My biggest challenge is emotional control. The sustaining rage of my life is my undoing now. It's my response, my defense, my coping mechanism, my motive power, has been for much of my life. Rage against segregation, injustice, amoral capitalism, against petty greed, lyin', cheatin' hearts, and fundamentalists of all kinds. Noble, artistic rage that fueled my ambition to write world-changing poems. Idealistic, pioneering rage that drove me to hurt myself proving that a woman and a Black person could cut it in Fortune 500land.

But the rage that propelled me to socially constructive acts of art and freedom struggle is incompatible with and destructive to the domestic, nurturing enterprise I have undertaken. Yet I still have it. So many frightening realities are bearing down on me that I maintain the little sanity I lay claim to by taking it one day, one hour, one minute at a time--when I can think clearly enough to remember that, when I can hold myself that still.

Here's where the blunder of canceling that longterm care insurance policy comes back to haunt me. Doing this twenty-four, seven (hours a day, days a week) is too much for any thinking body. Being able to pay someone for regular breaks (a day a week, a couple of weekends a month) would make all the difference in my life and probably be refreshing for Momma as well.

Failing that, I find myself screaming at Momma, creating a sound barrier that protects me from hitting her. I slam a glass down hard enough to break it on the rug. I snatch away the tray bearing the food she won't eat; it's done with ill-grace and a punitive attitude, but it defuses the moment, gives me the nanosecond of space/time it takes to demagnify the situation and restore a sane perspective.

Predictably it's usually around period time that such fits of frustration and desperation occur, or when I've gone flat out to make a writing payday. Off and on since 1992 I had managed my moods with Prozac and Librium. Since fall of '95, I've been sustaining myself through tai chi and Chinese herbal therapy. I had a job here for two years but eventually couldn't handle job stress (sexism and racism) and caregiving stress as Ma's dependence increased.

And gradually as Momma continues to live, AD will continue to disconnect words from concepts and feelings and referents. "Daughter,'' "Love,'' "Judy'' will not add up to anything discernibly meaningful for her. Who will I be without my mother? How will I stand it when she doesn't comprehend that I am her baby--"My one little chick," she called me in '91 with infinite tenderness when I had broken my ankle. It's like the whole Alabama experience is a black hole and I'll never again reach escape velocity.

'Course it's silly to think that way because Mother will die.

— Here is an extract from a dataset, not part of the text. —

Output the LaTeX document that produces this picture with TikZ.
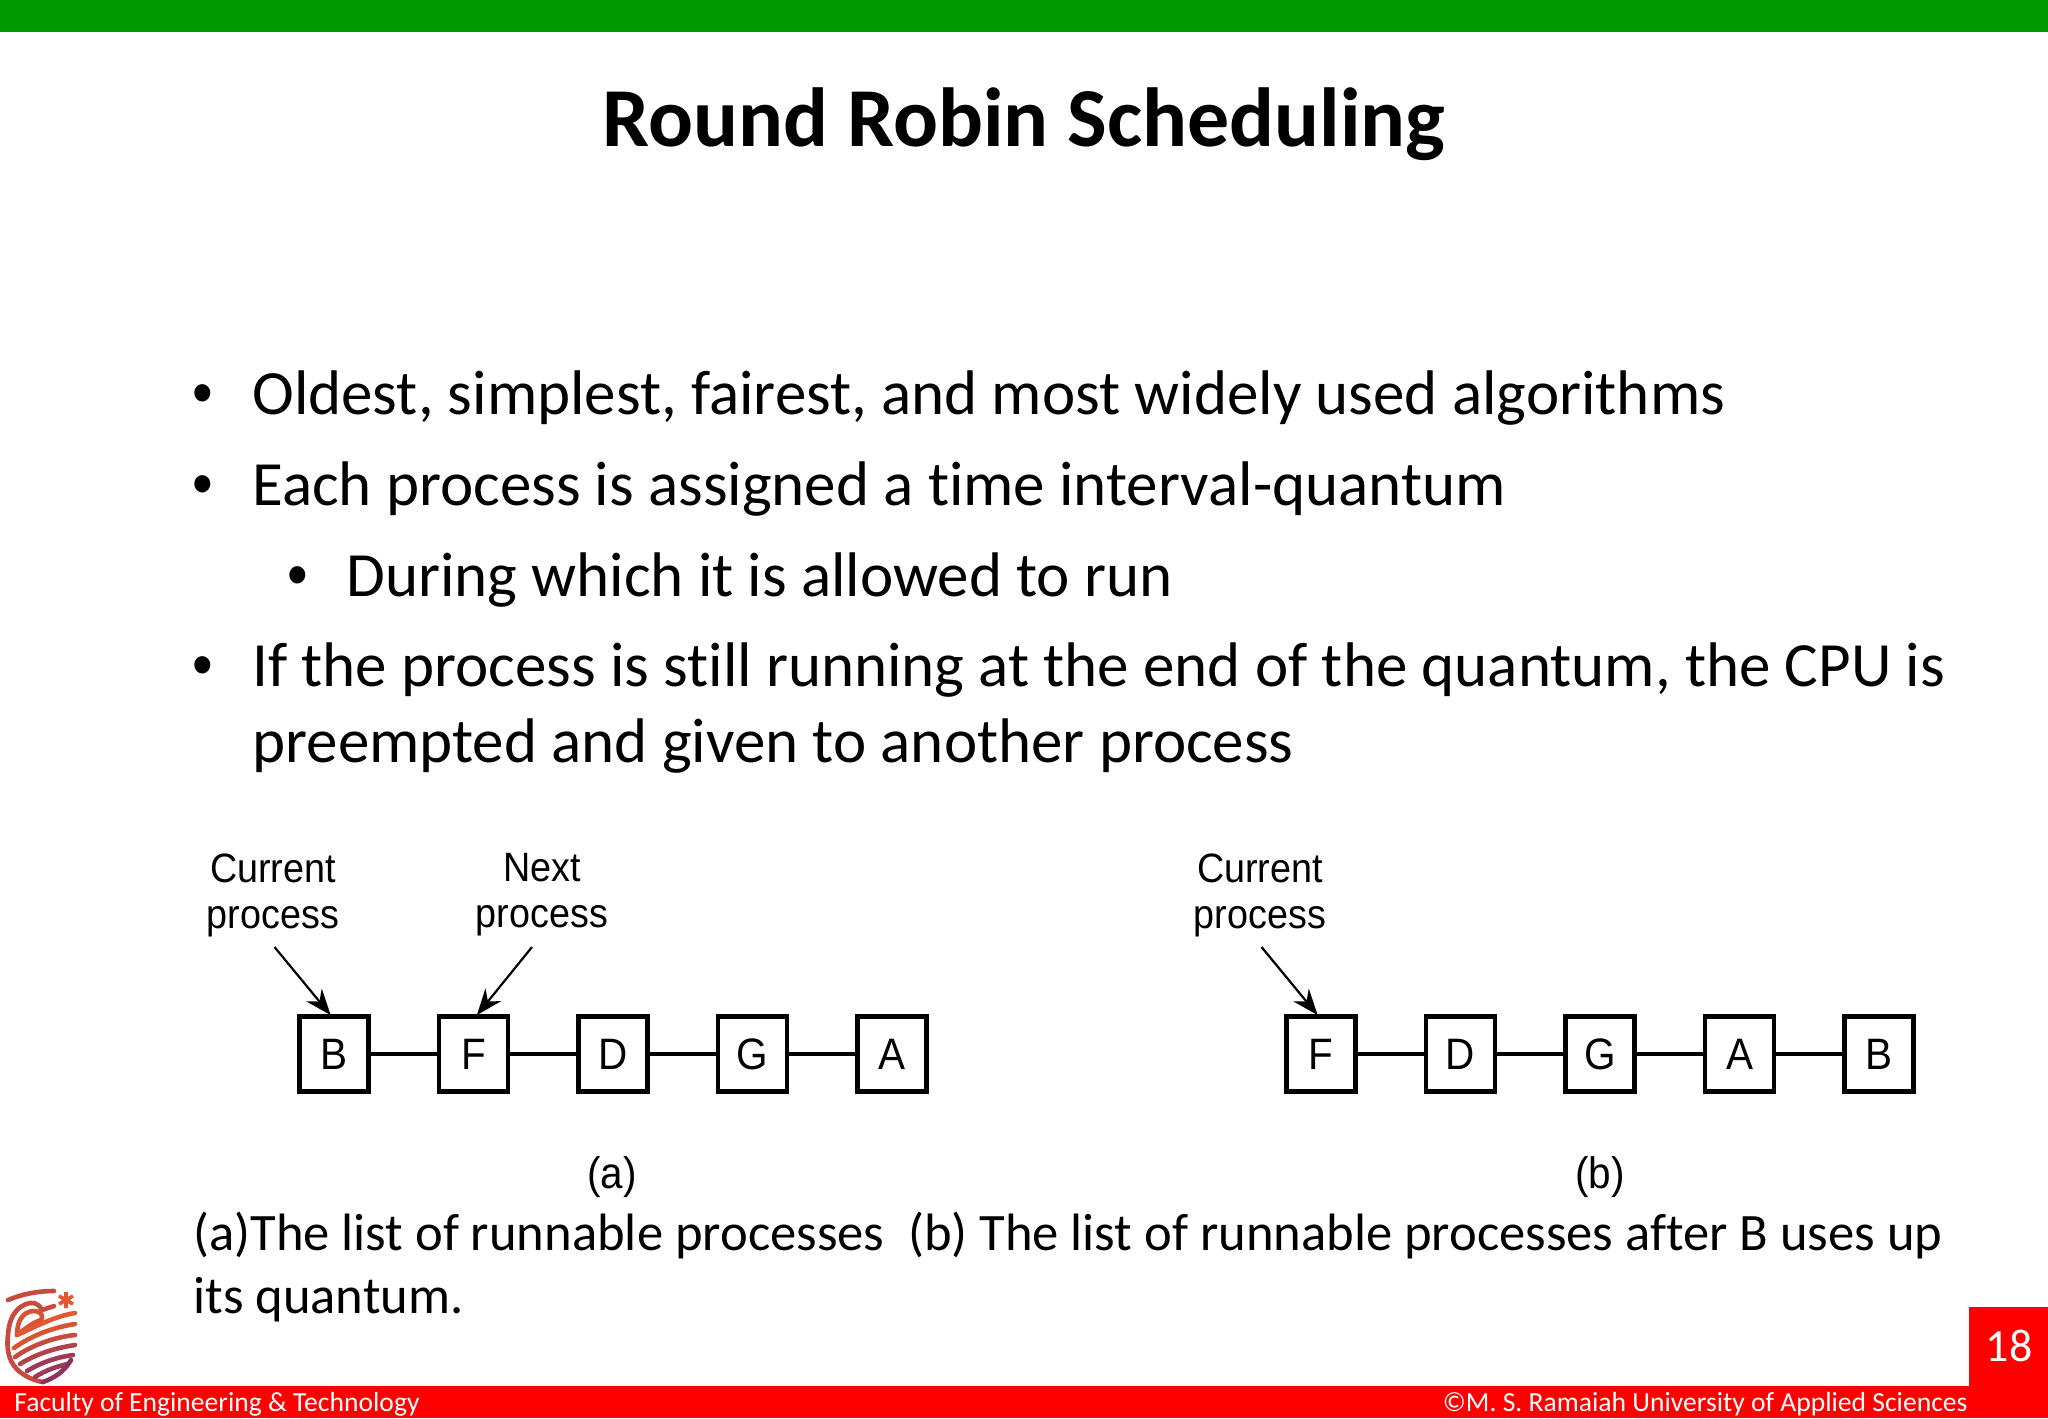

Then I will have nobody and nothing.

Now you see why I'm learning to take one day or less at a time. Now I see why people learn to pray.
 
It's three in the morning, that's what this is. Three in the morning ten days before Christmas. 1995.

***

As the tardy spring of 1996 settles in, marking the five-year point of this huge change in my life, I sense I'm letting go the last of my two-plus decades in New York--which is to say, of  habits, expectations, and hopes no longer appropriate for my location, age, and responsibilities. It has been one hell of a transition.

I am being gentled and healed by living in a loving relationship--with my mom. Being around her is instructive. Watching her improvise around the gaps Alzheimer's gouges into her brain humbles and shames me. She is aware of being changed, impaired, but she does not despair and she doesn't complain. Some people would argue that the disease itself, promoting forgetfulness as it does, is its own anesthetic. I say that is wishful thinking on the part of those reluctant to witness a terrible engagement between a human and the impersonal poetics of life, existence. Being.